In particular, measure theory assigns to every measurable set a "size" of the set (just integrate the constant function 1 over the set).
When you look at the definition of random variable, you see it is in effect already a function from a probability space S1 to a measurable space S2. A measurable space is a set that is endowed with a system of measurable subsets; a probability space is a measurable space where the whole set has size 1: which is logical as the probability of any result at all is per definition 1.
Think of the space S1 of the possible events ("taking someone's length"), and S2 as their translation into some number; when you nitpick, they're two different spaces. The translation has to be a measurable function which means that the function behaves nice w.r.t. to the measure systems on S1 and S2, so the question P[X \in T], where T is a measurable subset of S2, can be calculated.

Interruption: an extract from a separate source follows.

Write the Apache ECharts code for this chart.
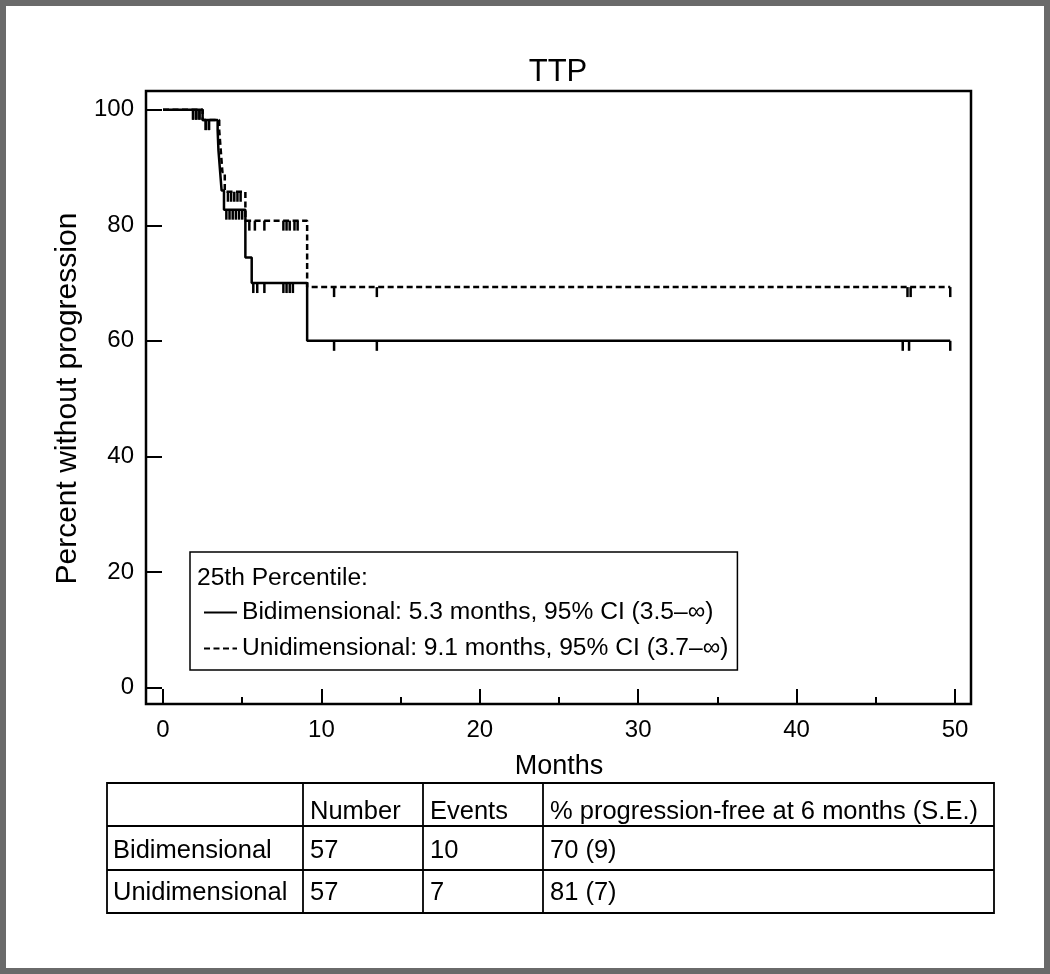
<!DOCTYPE html>
<html>
<head>
<meta charset="utf-8">
<script src="https://cdn.jsdelivr.net/npm/echarts@6/dist/echarts.min.js"></script>
<style>
html,body{margin:0;padding:0;background:#fff;}
#chart{width:1050px;height:974px;}
</style>
</head>
<body>
<div id="chart"></div>
<script>
// ---- data ----
const chartTitle = 'TTP';
const xTicks = [0, 10, 20, 30, 40, 50];
const yTicks = [0, 20, 40, 60, 80, 100];
const seriesNames = [
  'Bidimensional: 5.3 months, 95% CI (3.5\u2013\u221e)',
  'Unidimensional: 9.1 months, 95% CI (3.7\u2013\u221e)'
];
const legendTitle = '25th Percentile:';

// Kaplan-Meier steps (time in months, percent without progression)
const bidiTimes = [0, 2.5, 3.45, 3.5, 3.6, 3.7, 3.85, 5.2, 5.6, 9.1, 49.7];
const bidiSurv  = [100, 98.2, 96.4, 93.0, 89.5, 86.0, 82.7, 74.4, 70.0, 60.0, 60.0];
const uniTimes  = [0, 2.5, 3.55, 3.65, 3.75, 3.9, 5.2, 9.1, 49.7];
const uniSurv   = [100, 98.2, 96.4, 92.8, 89.2, 85.8, 80.8, 69.3, 69.3];

// censoring times
const bidiCensor = [1.9, 2.1, 2.3, 2.7, 2.9, 4.0, 4.2, 4.4, 4.6, 4.8, 5.0, 5.7, 5.95, 6.4, 7.6, 7.8, 8.0, 8.2, 10.8, 13.5, 46.7, 47.1, 49.7];
const uniCensor  = [1.9, 2.1, 2.3, 2.7, 2.9, 4.1, 4.3, 4.5, 4.7, 4.9, 5.45, 5.8, 6.4, 7.6, 7.8, 8.0, 8.3, 8.5, 10.8, 13.5, 47.0, 47.2, 49.7];

// table
const tableHeader = ['', 'Number', 'Events', '% progression-free at 6 months (S.E.)'];
const tableRows = [
  ['Bidimensional', '57', '10', '70 (9)'],
  ['Unidimensional', '57', '7', '81 (7)']
];

// ---- helpers ----
function pairs(t, s) { return t.map((v, i) => [v, s[i]]); }
function stepValue(t, s, x) { let v = s[0]; for (let i = 0; i < t.length; i++) { if (t[i] <= x) v = s[i]; } return v; }
function censorPts(ct, t, s) { return ct.map(x => [x, stepValue(t, s, x)]); }

const FONT = '"Liberation Sans", Arial, Helvetica, sans-serif';

function censorRender(params, api) {
  const p = api.coord([api.value(0), api.value(1)]);
  return { type: 'line', shape: { x1: p[0], y1: p[1], x2: p[0], y2: p[1] + 10 },
    style: { stroke: '#000', lineWidth: 2.5 } };
}

// table graphics
const colX = [107, 303, 423, 543, 994];
const rowY = [783, 826, 870, 913];
const tableGraphics = [];
tableGraphics.push({ type: 'rect', shape: { x: colX[0], y: rowY[0], width: colX[4] - colX[0], height: rowY[3] - rowY[0] },
  style: { fill: 'none', stroke: '#000', lineWidth: 1.8 } });
for (let i = 1; i < 4; i++) tableGraphics.push({ type: 'line', shape: { x1: colX[i], y1: rowY[0], x2: colX[i], y2: rowY[3] }, style: { stroke: '#000', lineWidth: 1.8 } });
for (let j = 1; j < 3; j++) tableGraphics.push({ type: 'line', shape: { x1: colX[0], y1: rowY[j], x2: colX[4], y2: rowY[j] }, style: { stroke: '#000', lineWidth: 1.8 } });
const allRows = [tableHeader].concat(tableRows);
const rowTextY = [812, 851, 893];
allRows.forEach((row, r) => {
  row.forEach((txt, c) => {
    if (!txt) return;
    tableGraphics.push({ type: 'text', style: { text: txt, x: colX[c] + (c === 0 ? 6 : 7), y: rowTextY[r],
      font: '25.5px ' + FONT, fill: '#000', textVerticalAlign: 'middle', verticalAlign: 'middle' } });
  });
});

const chart = echarts.init(document.getElementById('chart'), null, { renderer: 'canvas' });
chart.setOption({
  animation: false,
  backgroundColor: '#fff',
  title: { text: chartTitle, left: 553, top: 52, textAlign: 'center',
    textStyle: { fontFamily: FONT, fontSize: 31, fontWeight: 'normal', color: '#000' } },
  grid: [
    { left: 163, top: 109.7, width: 792, height: 577.8, show: false },
    { left: 146, top: 91, width: 825, height: 613, show: true, borderColor: '#000', borderWidth: 2.5, backgroundColor: 'transparent' }
  ],
  legend: {
    data: seriesNames, orient: 'vertical', left: 190, top: 552,
    padding: [48, 9, 9, 13], itemWidth: 33, itemHeight: 14, itemGap: 11,
    borderColor: '#000', borderWidth: 1.5, selectedMode: false,
    itemStyle: { color: 'rgba(0,0,0,0)', borderColor: 'rgba(0,0,0,0)', borderWidth: 0, opacity: 0 },
    textStyle: { fontFamily: FONT, fontSize: 24.6, color: '#000' }
  },
  xAxis: [
    { gridIndex: 0, type: 'value', min: xTicks[0], max: xTicks[xTicks.length - 1], interval: 10, offset: 16.5,
      axisLine: { show: false, onZero: false },
      axisTick: { inside: true, length: 15, lineStyle: { color: '#000', width: 2 } },
      minorTick: { show: true, splitNumber: 2, length: 7, lineStyle: { color: '#000', width: 2 } },
      splitLine: { show: false },
      axisLabel: { margin: 14, fontFamily: FONT, fontSize: 24, color: '#000' },
      name: 'Months', nameLocation: 'middle', nameGap: 49,
      nameTextStyle: { fontFamily: FONT, fontSize: 27, color: '#000' } },
    { gridIndex: 1, type: 'value', min: 0, max: 1, show: false }
  ],
  yAxis: [
    { gridIndex: 0, type: 'value', min: yTicks[0], max: yTicks[yTicks.length - 1], interval: 20, offset: 17,
      axisLine: { show: false, onZero: false },
      axisTick: { inside: true, length: 16, lineStyle: { color: '#000', width: 2 } },
      splitLine: { show: false },
      axisLabel: { margin: 12, fontFamily: FONT, fontSize: 24, color: '#000' },
      name: 'Percent without progression', nameLocation: 'middle', nameGap: 60,
      nameTextStyle: { fontFamily: FONT, fontSize: 30, color: '#000' } },
    { gridIndex: 1, type: 'value', min: 0, max: 1, show: false }
  ],
  series: [
    { type: 'line', name: seriesNames[0], data: pairs(bidiTimes, bidiSurv), step: 'end',
      symbol: 'none', showSymbol: false, clip: false,
      lineStyle: { color: '#000', width: 2.5, type: 'solid' }, itemStyle: { color: '#000' } },
    { type: 'line', name: seriesNames[1], data: pairs(uniTimes, uniSurv), step: 'end',
      symbol: 'none', showSymbol: false, clip: false,
      lineStyle: { color: '#000', width: 2.5, type: [6, 3.5] }, itemStyle: { color: '#000' } },
    { type: 'custom', name: 'bidiCensor', data: censorPts(bidiCensor, bidiTimes, bidiSurv),
      renderItem: censorRender, encode: { x: 0, y: 1 }, clip: false, silent: true },
    { type: 'custom', name: 'uniCensor', data: censorPts(uniCensor, uniTimes, uniSurv),
      renderItem: censorRender, encode: { x: 0, y: 1 }, clip: false, silent: true }
  ],
  graphic: [
    { type: 'text', style: { text: legendTitle, x: 197, y: 578, font: '24.6px ' + FONT, fill: '#000',
      textVerticalAlign: 'middle', verticalAlign: 'middle' }, z: 100 },
    { type: 'rect', shape: { x: 0, y: 0, width: 1050, height: 974 }, style: { fill: 'none', stroke: '#6a6a6a', lineWidth: 12 }, z: 100 }
  ].concat(tableGraphics)
});
</script>
</body>
</html>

The word "random" is maybe misleading; you could already assign to a random variable always the value 3, whatever the outcome of the event.
The theorem says that "taking a measurable function g of a random variable is again a random variable". If you look at the definitions, that just means that you compose the transformation function from the random variable with another (measurable) function, you again get a measurable function mapping from the original event space S1 now to a new space S3, and again you can calculate P[g(x) \in T] for any measurable subset T of S3.
So, in short, random variables are not really about randomness but more about being able to ask "what's the chance the event has a value in some reasonable set?", and measurable functions are about behaving nicely w.r.t. those reasonable sets.